The results confirmed the expression of ACE2 in multiple tissues shown in previous studies10,11 with added information on tissues not previously investigated, including nasal epithelium and cornea and its co-expression with TMPRSS2. We clearly detected nasal ACE2 mRNA expression, for which protein confirmation is needed to resolve conflicting results in literature8,12. Our findings may have important implications for understanding viral transmissibility, considering that the primary viral transmission is through infectious droplets. Moreover, as SARS-CoV-2 is an enveloped virus, its release does not require cell lysis. Thus, the virus might exploit existing secretory pathways in nasal goblet cells sustained at a presymptomatic stage. These discoveries could have translational implications. For example, given that nasal carriage is likely to be a key feature of transmission, drugs/vaccines administered intranasally could be highly effective in limiting spread.

This collaborative effort by HCA Biological Network (the lung) illustrates the opportunities from integrative analyses of HCA data, with future examples of consortium work expected soon.

Methods

Datasets were retrieved from published and unpublished datasets in multiple human tissues, including airways26,27, cornea (personal communication; Lako laboratory, Newcastle, UK), skeletal muscle (personal communication, Teichmann laboratory, Wellcome Sanger Institute and Zhang laboratory, Sun-Yat-Sen University, Guangzhou, China), ileum28, colon29, pancreas30, liver31, gallbladder (personal communication; Vallier laboratory, University of Cambridge, UK), heart (Teichmann laboratory, Hubner laboratory/Berlin, Seidmanns/Harvard and Noseda laboratory/Imperial College London, UK), kidney32, placenta/decidua33, testis34, prostate gland35, brain36, skin37, retina38, spleen39, esophagus39 and fetal tissues40,41. Raw expression values were normalized and log transformed.

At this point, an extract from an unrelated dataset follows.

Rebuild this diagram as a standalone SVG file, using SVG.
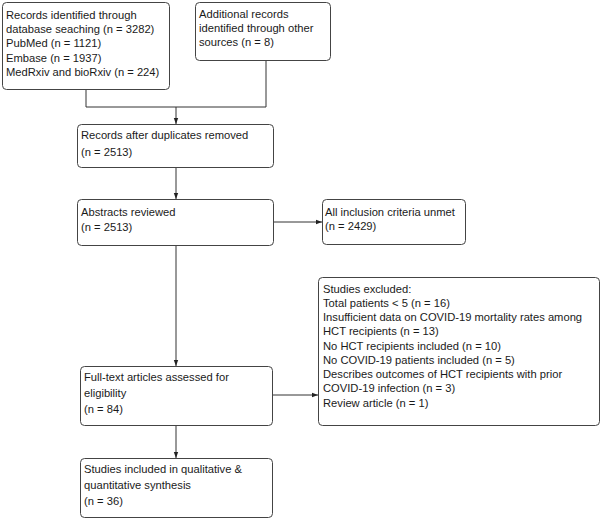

We retained cell clustering based on the original studies when available.

For each dataset where per-cell annotation was not available, we re-processed the data from a raw or normalized (whichever was deposited alongside the original publication) quantification matrix. The standard scanpy (v.1.4.3) clustering procedure was followed. When batch information was available, the harmony package was used to correct batch effects in the principal component space and the corrected principal components were used for computing nearest-neighbor graphs. To re-annotate the cells, multiple clusterings of different resolutions were generated among which the one best matching published clustering was picked and manual annotation was undertaken using marker genes described in the original publication. Full details can be found in analysis notebooks available at github.com/Teichlab/covid19_MS1.

Illustration of the results was generated using scanpy and Seurat (v.3.1). For correlation analysis with ACE2, we performed Spearman’s correlation with statistical tests using the R Hmisc package (v.4.3-1) and P values were adjusted with the Benjamini–Hochberg method with the R stats package (v.3.6.1) on the Vieira Braga et al.26 airway epithelial dataset and the Deprez et al.27 airway dataset. We also tested multiple additional approaches, including Kendall’s correlation, data transformation by sctransform function in the Seurat package and data imputation by the Markov affinity-based graph imputation of cells algorithm to compare correlation results. While imputation significantly improved correlations, the top genes correlated with ACE2 are largely the same as the analysis performed on un-imputed data. With the uncertainty of the extent that imputation artificially distorted the data, we reported results with no imputation, even though correlations were low. The correlation coefficients for all genes are included as Supplementary Data 1. The top 50 genes in each dataset were characterized based on gene ontology classes from the Gene Ontology database and associated pathways in PathCards were from the Pathway Unification database.

Reporting Summary

Further information on research design is available in the Nature Research Reporting Summary linked to this article.